To these magnificent qualities of poetry and passion no critic of the
slightest note or the smallest pretention to poetic instinct has ever
failed to do ample and cordial justice: but to the truthfulness and the
power of Cyril Tourneur as a dramatic student and painter of human
character not only has such justice not generally been done, but grave
injustice has been too generally shown. It is true that not all the
agents in the evolution of his greater tragedy are equally or
sufficiently realized and vivified as active and distinct figures: true,
for instance, that the two elder sons of the duchess are little more
than conventional outlines of such empty violence and futile ambition
as might be inferred from the crude and puerile symbolism of their
respective designations: but the third brother is a type no less living
than revolting and no less dramatic than detestable: his ruffian
cynicism and defiant brutality are in life and death alike original and
consistent, whether they express themselves in curses or in jeers.
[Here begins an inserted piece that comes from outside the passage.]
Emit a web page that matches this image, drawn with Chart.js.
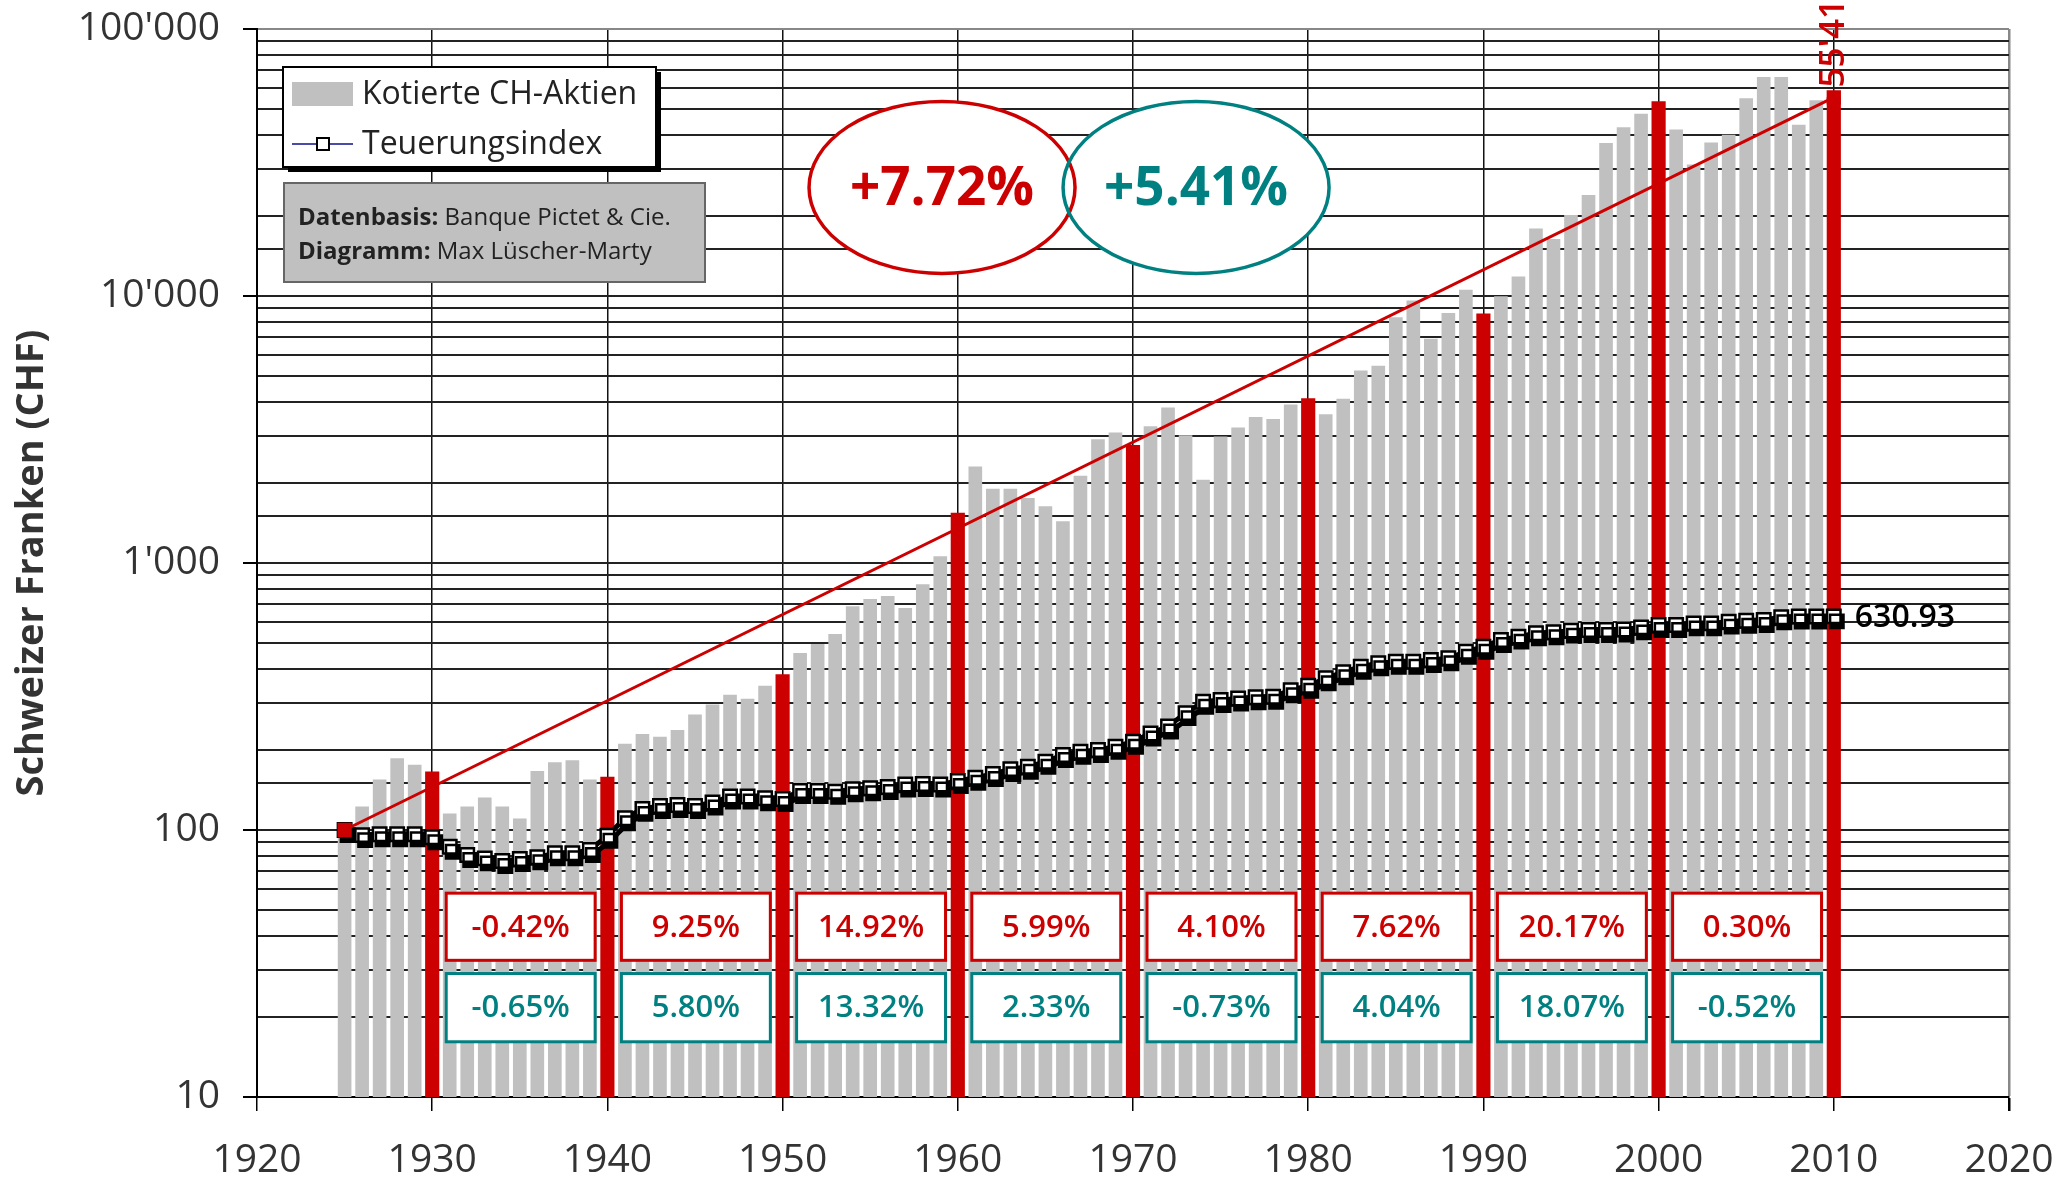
<!DOCTYPE html>
<html lang="de">
<head>
<meta charset="utf-8">
<title>Kotierte CH-Aktien und Teuerungsindex 1925-2010</title>
<script src="https://cdn.jsdelivr.net/npm/chart.js@4.4.1/dist/chart.umd.min.js"></script>
<style>
  html, body { margin: 0; padding: 0; background: #fff; }
  #wrap { width: 2057px; height: 1179px; position: relative; }
</style>
</head>
<body>
<div id="wrap"><canvas id="stockChart"></canvas></div>
<script>
// Jahre 1925-2010
const years = [1925, 1926, 1927, 1928, 1929, 1930, 1931, 1932, 1933, 1934, 1935, 1936, 1937, 1938, 1939,
  1940, 1941, 1942, 1943, 1944, 1945, 1946, 1947, 1948, 1949, 1950, 1951, 1952, 1953, 1954, 1955, 1956, 1957,
  1958, 1959, 1960, 1961, 1962, 1963, 1964, 1965, 1966, 1967, 1968, 1969, 1970, 1971, 1972, 1973, 1974, 1975,
  1976, 1977, 1978, 1979, 1980, 1981, 1982, 1983, 1984, 1985, 1986, 1987, 1988, 1989, 1990, 1991, 1992, 1993,
  1994, 1995, 1996, 1997, 1998, 1999, 2000, 2001, 2002, 2003, 2004, 2005, 2006, 2007, 2008, 2009, 2010];

// Kotierte CH-Aktien (CHF, 1925 = 100)
const stocks = [100, 122, 154, 185, 175, 165, 115, 122, 132, 122, 110, 166, 179, 182, 154,
  158, 210, 228, 223, 236, 270, 294, 320, 309, 346, 382, 459, 496, 541, 686, 731, 750, 676,
  830, 1057, 1538, 2290, 1890, 1890, 1745, 1625, 1430, 2115, 2900, 3070, 2760, 3240, 3810, 3000, 2045, 2970,
  3210, 3510, 3455, 3910, 4130, 3600, 4110, 5240, 5470, 8300, 9600, 6900, 8620, 10520, 8580, 9960, 11790, 17860,
  16300, 20050, 23830, 37300, 42740, 47970, 53460, 41900, 30970, 37500, 40080, 54850, 65920, 65920, 43670, 53950, 55414];

// Teuerungsindex (1925 = 100)
const cpi = [100, 95.7, 96.4, 96.4, 96.4, 93.9, 86.6, 80.6, 78.3, 76.5, 77.9, 79, 81.8, 81.8, 84.2,
  95.2, 110.6, 120, 123, 124, 123, 126.7, 133.5, 133.5, 131.5, 130.6, 140, 140, 139, 142, 143.3, 145, 148,
  148.6, 148, 152.6, 157, 162, 169, 172.6, 180, 191, 196.5, 199.4, 205, 214, 230, 244, 274, 302, 307,
  311, 314, 315.6, 334, 347, 370, 390, 409, 421, 427, 427, 433, 440, 465, 486, 515, 530, 546,
  550, 558, 561, 561, 564, 574, 586, 586, 594, 594, 603, 608, 612, 626, 630, 630, 630.93];

// Trendlinie Aktien
const trendYears = [1925, 2010];
const trendValues = [100, 55414];

// Jahresrenditen pro Jahrzehnt
const decadeStarts = [1930, 1940, 1950, 1960, 1970, 1980, 1990, 2000];
const nominalReturns = [-0.42, 9.25, 14.92, 5.99, 4.10, 7.62, 20.17, 0.30];
const realReturns = [-0.65, 5.80, 13.32, 2.33, -0.73, 4.04, 18.07, -0.52];
const overallNominal = 7.72;
const overallReal = 5.41;

const yTicks = [10, 100, 1000, 10000, 100000];

const RED = '#cc0000';
const TEAL = '#008080';
const FONT = '"Open Sans", "Noto Sans", sans-serif';

function swiss(v) {
  return String(Math.round(v)).replace(/\B(?=(\d{3})+(?!\d))/g, "'");
}
function pct(v) {
  return v.toFixed(2) + '%';
}

const stockBars = [];
const decadeBars = [];
years.forEach(function (y, i) {
  if (y % 10 === 0) decadeBars.push({ x: y, y: stocks[i] });
  else stockBars.push({ x: y, y: stocks[i] });
});

// no automatic label padding, the layout padding decides the plot area
function noPad(s) {
  s.paddingTop = 0;
  s.paddingBottom = 0;
  s.paddingLeft = 0;
  s.paddingRight = 0;
}

const CPI_INDEX = 3;

const decor = {
  id: 'decor',
  beforeDatasetDraw(chart, args) {
    if (args.index === CPI_INDEX) {
      const ctx = chart.ctx;
      ctx.save();
      ctx.shadowColor = '#000';
      ctx.shadowOffsetX = 3;
      ctx.shadowOffsetY = 5;
      ctx.shadowBlur = 0;
    }
  },
  afterDatasetDraw(chart, args) {
    if (args.index === CPI_INDEX) chart.ctx.restore();
  },
  afterDatasetsDraw(chart) {
    const ctx = chart.ctx;
    const xs = chart.scales.x;
    const ys = chart.scales.y;
    const area = chart.chartArea;

    // decade boxes
    ctx.save();
    ctx.textAlign = 'center';
    ctx.textBaseline = 'middle';
    ctx.font = '600 31px ' + FONT;
    decadeStarts.forEach(function (d, i) {
      const x1 = xs.getPixelForValue(d + 0.8);
      const x2 = xs.getPixelForValue(d + 9.3);
      const boxes = [
        [58, 32.5, RED, pct(nominalReturns[i])],
        [29, 16.1, TEAL, pct(realReturns[i])]
      ];
      boxes.forEach(function (b) {
        const y1 = ys.getPixelForValue(b[0]);
        const y2 = ys.getPixelForValue(b[1]);
        ctx.fillStyle = '#fff';
        ctx.fillRect(x1, y1, x2 - x1, y2 - y1);
        ctx.strokeStyle = b[2];
        ctx.lineWidth = 3;
        ctx.strokeRect(x1, y1, x2 - x1, y2 - y1);
        ctx.fillStyle = b[2];
        ctx.fillText(b[3], (x1 + x2) / 2, (y1 + y2) / 2 + 1);
      });
    });
    ctx.restore();

    // ellipses with overall rates
    const ells = [
      [xs.getPixelForValue(1959.1), ys.getPixelForValue(25500), RED, '+' + pct(overallNominal)],
      [xs.getPixelForValue(1973.6), ys.getPixelForValue(25500), TEAL, '+' + pct(overallReal)]
    ];
    ctx.save();
    ells.forEach(function (e) {
      ctx.beginPath();
      ctx.ellipse(e[0], e[1], 133, 86, 0, 0, Math.PI * 2);
      ctx.fillStyle = '#fff';
      ctx.fill();
    });
    ells.forEach(function (e) {
      ctx.beginPath();
      ctx.ellipse(e[0], e[1], 133, 86, 0, 0, Math.PI * 2);
      ctx.strokeStyle = e[2];
      ctx.lineWidth = 3.5;
      ctx.stroke();
      ctx.fillStyle = e[2];
      ctx.font = 'bold 53px ' + FONT;
      ctx.textAlign = 'center';
      ctx.textBaseline = 'middle';
      ctx.fillText(e[3], e[0], e[1] + 2);
    });
    ctx.restore();

    // end labels
    ctx.save();
    const xEnd = xs.getPixelForValue(years[years.length - 1]);
    ctx.fillStyle = '#000';
    ctx.font = '600 32px ' + FONT;
    ctx.textAlign = 'left';
    ctx.textBaseline = 'middle';
    ctx.fillText(cpi[cpi.length - 1].toFixed(2), xEnd + 21, ys.getPixelForValue(cpi[cpi.length - 1]) + 1);
    ctx.translate(xEnd, ys.getPixelForValue(trendValues[1]) - 10);
    ctx.rotate(-Math.PI / 2);
    ctx.fillStyle = RED;
    ctx.font = '600 35px ' + FONT;
    ctx.fillText(swiss(trendValues[1]), 0, 0);
    ctx.restore();

    // legend box
    const L = area.left, T = area.top;
    ctx.save();
    ctx.fillStyle = '#000';
    ctx.fillRect(L + 31, T + 43, 373, 100);
    ctx.fillStyle = '#fff';
    ctx.fillRect(L + 26, T + 38, 373, 100);
    ctx.strokeStyle = '#000';
    ctx.lineWidth = 2;
    ctx.strokeRect(L + 26, T + 38, 373, 100);
    ctx.fillStyle = '#c0c0c0';
    ctx.fillRect(L + 35, T + 53, 61, 24);
    ctx.strokeStyle = '#4a4aa8';
    ctx.lineWidth = 2;
    ctx.beginPath();
    ctx.moveTo(L + 35, T + 115);
    ctx.lineTo(L + 96, T + 115);
    ctx.stroke();
    ctx.fillStyle = '#fff';
    ctx.fillRect(L + 60, T + 109, 12, 12);
    ctx.strokeStyle = '#000';
    ctx.strokeRect(L + 60, T + 109, 12, 12);
    ctx.fillStyle = '#222';
    ctx.font = '32px ' + FONT;
    ctx.textAlign = 'left';
    ctx.textBaseline = 'middle';
    ctx.fillText('Kotierte CH-Aktien', L + 105, T + 66);
    ctx.fillText('Teuerungsindex', L + 105, T + 116);

    // source box
    ctx.fillStyle = '#c0c0c0';
    ctx.fillRect(L + 27, T + 154, 421, 99);
    ctx.strokeStyle = '#666';
    ctx.lineWidth = 2;
    ctx.strokeRect(L + 27, T + 154, 421, 99);
    const lines = [['Datenbasis:', ' Banque Pictet & Cie.'], ['Diagramm:', ' Max Lüscher-Marty']];
    lines.forEach(function (ln, i) {
      const ty = T + 189 + i * 34;
      ctx.fillStyle = '#222';
      ctx.font = 'bold 24px ' + FONT;
      ctx.fillText(ln[0], L + 41, ty);
      const w = ctx.measureText(ln[0]).width;
      ctx.font = '24px ' + FONT;
      ctx.fillText(ln[1], L + 41 + w, ty);
    });
    ctx.restore();
  }
};

const isPow10 = function (v) {
  return yTicks.indexOf(v) !== -1;
};

new Chart(document.getElementById('stockChart').getContext('2d'), {
  type: 'bar',
  data: {
    datasets: [
      {
        label: 'Kotierte CH-Aktien',
        data: stockBars,
        backgroundColor: '#c0c0c0',
        barThickness: 13,
        grouped: false,
        order: 4
      },
      {
        label: 'Kotierte CH-Aktien (Jahrzehnte)',
        data: decadeBars,
        backgroundColor: RED,
        barThickness: 13.5,
        grouped: false,
        order: 3
      },
      {
        type: 'line',
        label: 'Trend',
        data: trendYears.map(function (y, i) { return { x: y, y: trendValues[i] }; }),
        borderColor: RED,
        borderWidth: 3,
        pointStyle: 'rect',
        pointRadius: 8,
        pointBackgroundColor: RED,
        pointBorderColor: RED,
        order: 0
      },
      {
        type: 'line',
        label: 'Teuerungsindex',
        data: years.map(function (y, i) { return { x: y, y: cpi[i] }; }),
        borderColor: '#000',
        borderWidth: 5,
        pointStyle: 'rect',
        pointRadius: 9.5,
        pointBackgroundColor: '#fff',
        pointBorderColor: '#000',
        pointBorderWidth: 2.5,
        tension: 0,
        order: 1
      }
    ]
  },
  options: {
    responsive: true,
    maintainAspectRatio: false,
    animation: false,
    layout: { padding: { left: 0, right: 48, top: 29, bottom: 0 } },
    plugins: {
      legend: { display: false },
      tooltip: { enabled: false }
    },
    scales: {
      x: {
        type: 'linear',
        min: 1920,
        max: 2020,
        offset: false,
        grid: {
          offset: false,
          color: function (c) { return c.tick && c.tick.value === 2020 ? '#888' : '#111'; },
          lineWidth: function (c) { return c.tick && c.tick.value === 2020 ? 2.5 : 1.5; },
          tickColor: '#000',
          tickLength: 14
        },
        border: { color: '#000', width: 2 },
        ticks: {
          stepSize: 10,
          color: '#333',
          font: { family: FONT, size: 39 },
          padding: 26,
          callback: function (v) { return String(v); }
        },
        afterFit: function (s) { s.height = 82; noPad(s); }
      },
      y: {
        type: 'logarithmic',
        min: 10,
        max: 100000,
        grid: {
          color: function (c) { return c.tick && c.tick.value === 100000 ? '#888' : '#222'; },
          lineWidth: 2,
          tickColor: function (c) { return c.tick && isPow10(c.tick.value) ? '#000' : 'rgba(0,0,0,0)'; },
          tickLength: 14
        },
        border: { color: '#000', width: 2 },
        ticks: {
          autoSkip: false,
          color: '#333',
          font: { family: FONT, size: 39 },
          padding: 23,
          callback: function (v) { return isPow10(v) ? swiss(v) : ''; }
        },
        title: {
          display: true,
          text: 'Schweizer Franken (CHF)',
          color: '#333',
          font: { family: FONT, size: 38, weight: 'bold' },
          padding: { top: 9, bottom: 0 }
        },
        afterFit: function (s) { s.width = 257; noPad(s); }
      }
    }
  },
  plugins: [decor]
});
</script>
</body>
</html>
The
brother and accomplice of the hero in the accomplishment of his manifold
revenge is seldom much more than a serviceable shadow: but there is a
definite difference between their sister and the common type of virginal
heroine who figures on the stage of almost every dramatist then writing;
the author's profound and noble reverence for goodness gives at once
precision and distinction to the outline and a glow of active life to
the color of this pure and straightforward study.